CNN’s Jake Tapper Must Be On The CIA’s Payroll To Destroy Trump (Video)

HS Adviser Bossert ‘Proud’ of Trump’s Response to Charlottesville

By Sandy Fitzgerald

White House Homeland Security adviser Tom Bossert (Mark Wilson/Getty Images)

White House Homeland Security adviser Tom Bossert Sunday dismissed critics who say President Donald Trump did not adequately condemn white supremacists following violent protests in Charlottesville, Virginia this weekend, saying that his comments were appropriate and adequate.

“This isn’t about President Trump,” Bossert told CNN “State of the Union” anchor Jake Tapper during a heated interview Sunday. “This is about a level of violence and hatred that could not be tolerated in this country.”

Bossert said he was with Trump Saturday when he made his statements about the riots, and he is “proud of the fact that he stood up and calmly looked into the camera and condemned this violence and bigotry in all its forms. This racial intolerance and racial bigotry cannot be condoned.”

Republicans and Democrats alike are slamming Trump, however, for his comments condemning racism and bigotry on “many sides” following the violent confrontations and after a man rammed counterprotesters with his car.

Bossert, though, on Sunday defended Trump, saying his comments were appropriate as the protests “turned into an unacceptable level of violence at all levels.”

“This wasn’t just some fighting,” said Bossert. “This turned into an unacceptable degree of violence and ended in the most tragic way possible.

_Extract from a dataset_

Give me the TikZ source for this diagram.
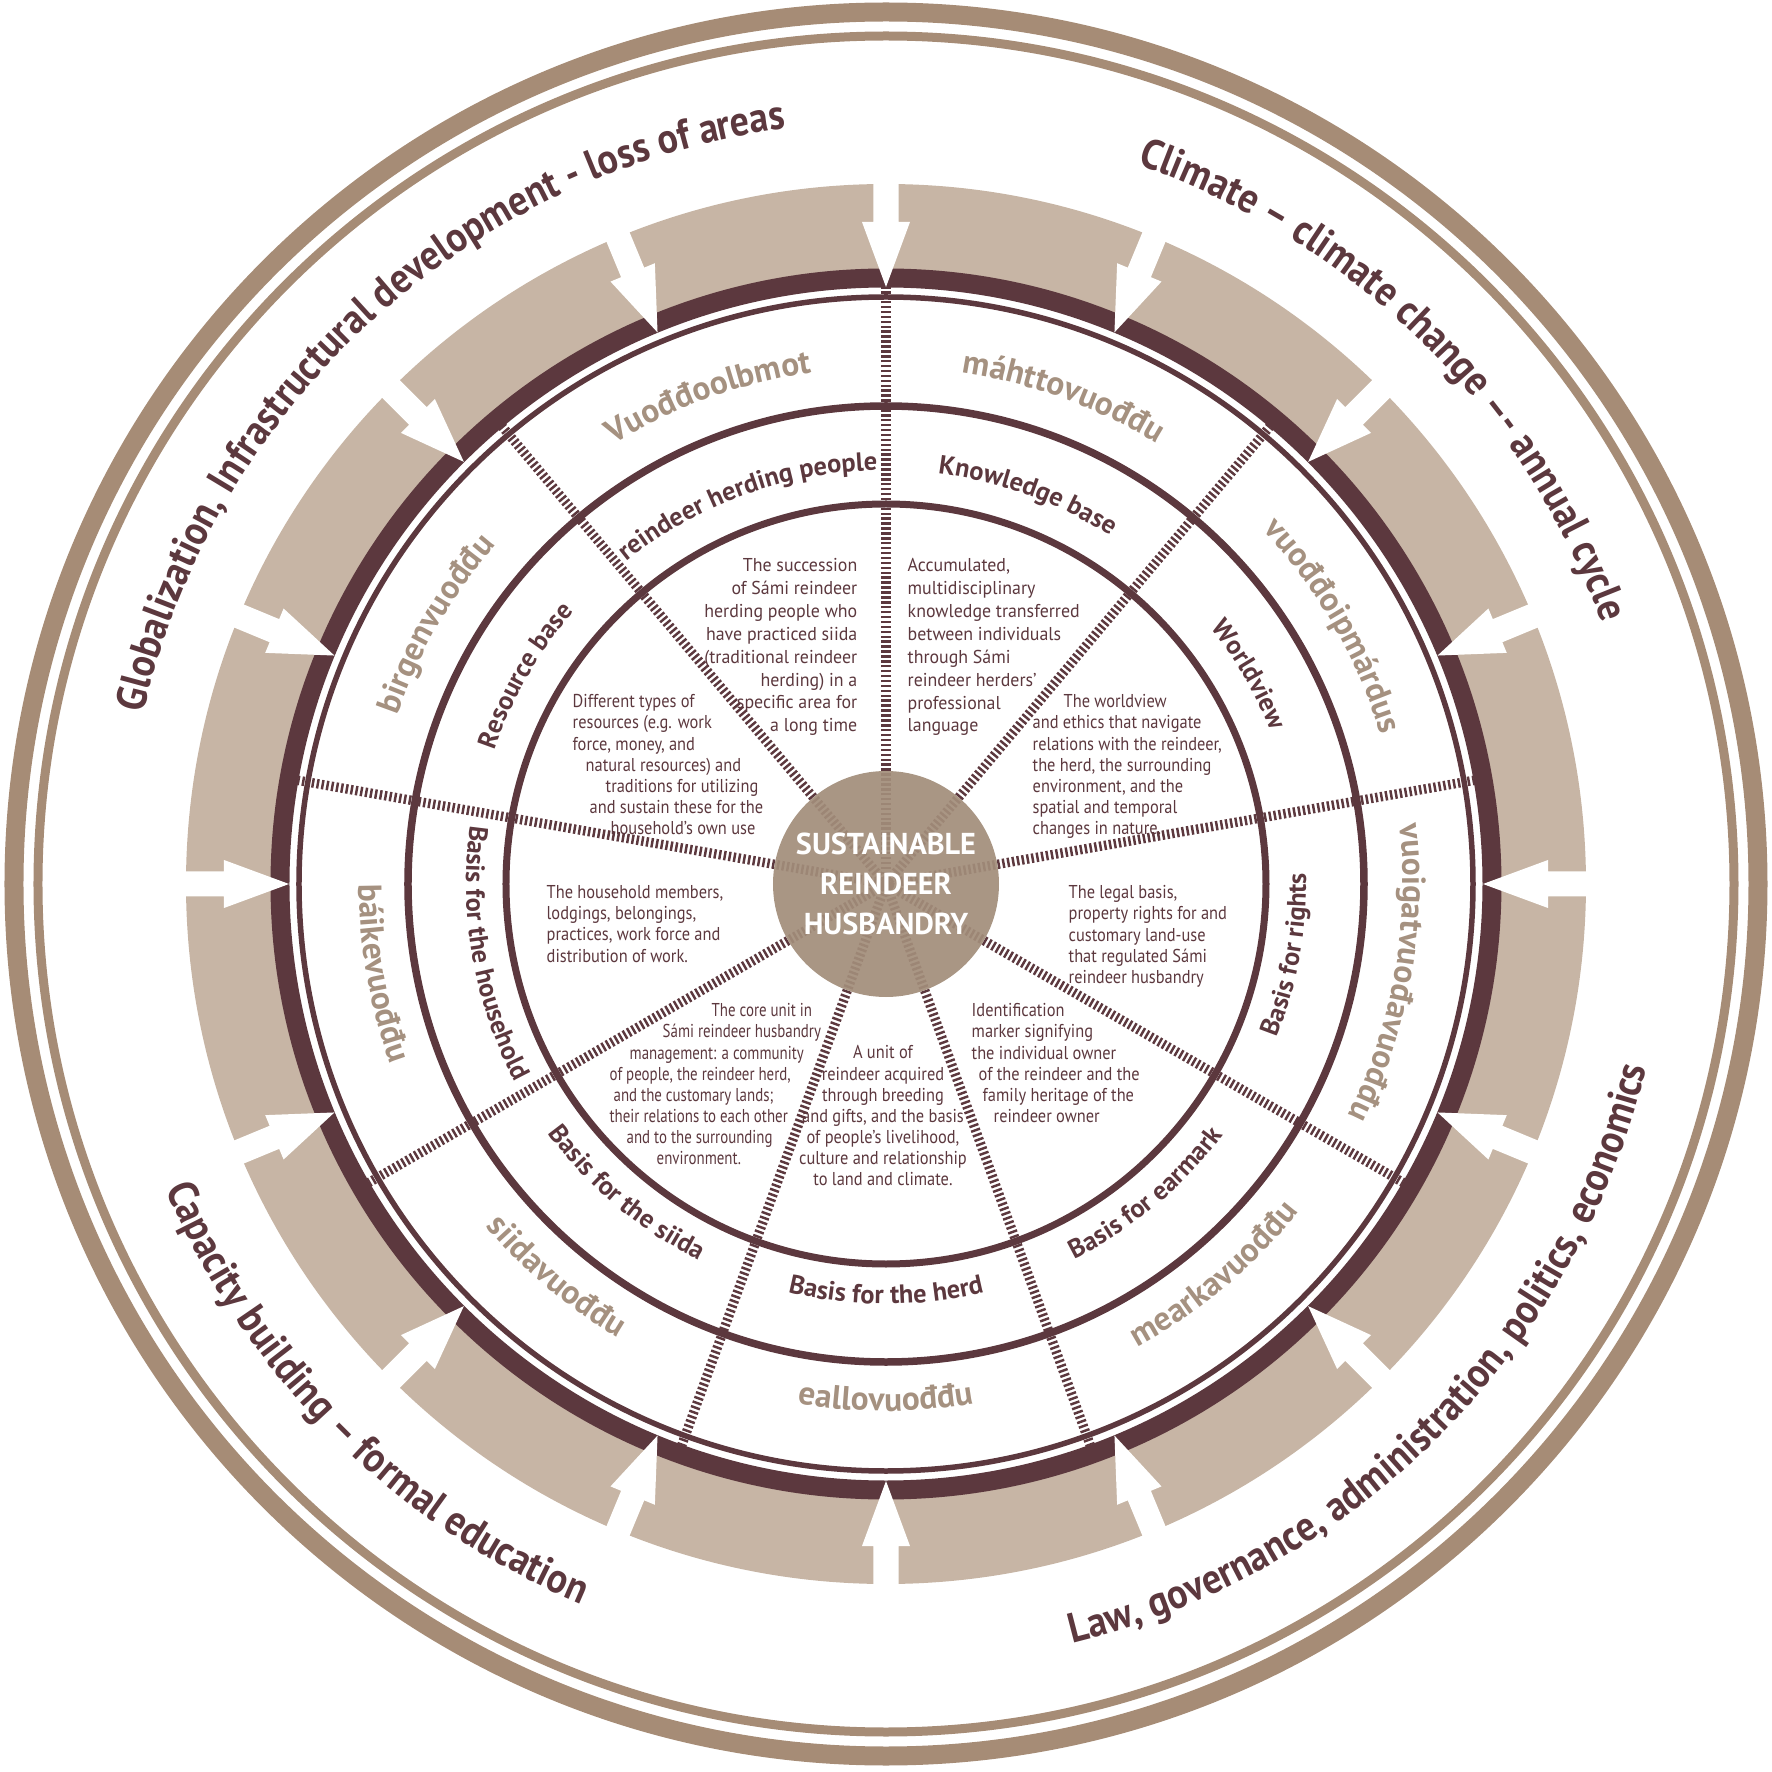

We have two police officers dead…we have a young woman that passed away and others critically injured.”

But, he insisted, the incidents are not about Trump, but about “a degree of violence and of hatred that cannot be tolerated in this country.”

Tapper, though, pointed out that Trump’s words have been praised by white supremacists and neo-nazis, including on a neo-nazi website that proclaimed “Trump comments were good. He said he loves us all. Also refused to answer a question about white nationalists supporting him. When asked to condemn, he just walked out of the room. Really, really good. God bless him.”

Bossart said such words of the “ignorant” mean little to him and should have less weight with Tapper and the media, but they don’t.

Trump, continued Bossert, believes Americans should have an open debate on racism and violence in the United States.

“This is unacceptable,” he said. “This violence cannot stand. He made that clear yesterday.”

Bossert said he does believe there were good people in Charlottesville to protest the removal or maintenance of a statue of Confederate Gen. Robert E. Lee, but they showed up to find violent groups from both sides, “dressed in riot gear and prepared for violence.”

He also rejected Tapper’s argument that the counterprotesters did not kill anyone.

“I don’t for one moment and I won’t allow you for one second to put me in a position of being an apologist for someone who is now a charged murderer,” said Bossert. “This individual should face swift justice. The president of the United States shares that view. I know he does.”

Tapper, though, told Bossert he “decried both sides,” which Bossert denied.

“What I would decry is the individual that committed murder yesterday,” he said. “What I would not do, though, is quibble with this notion that any of this is acceptable. These groups showed up spewing hate. These groups showed up looking for violence.”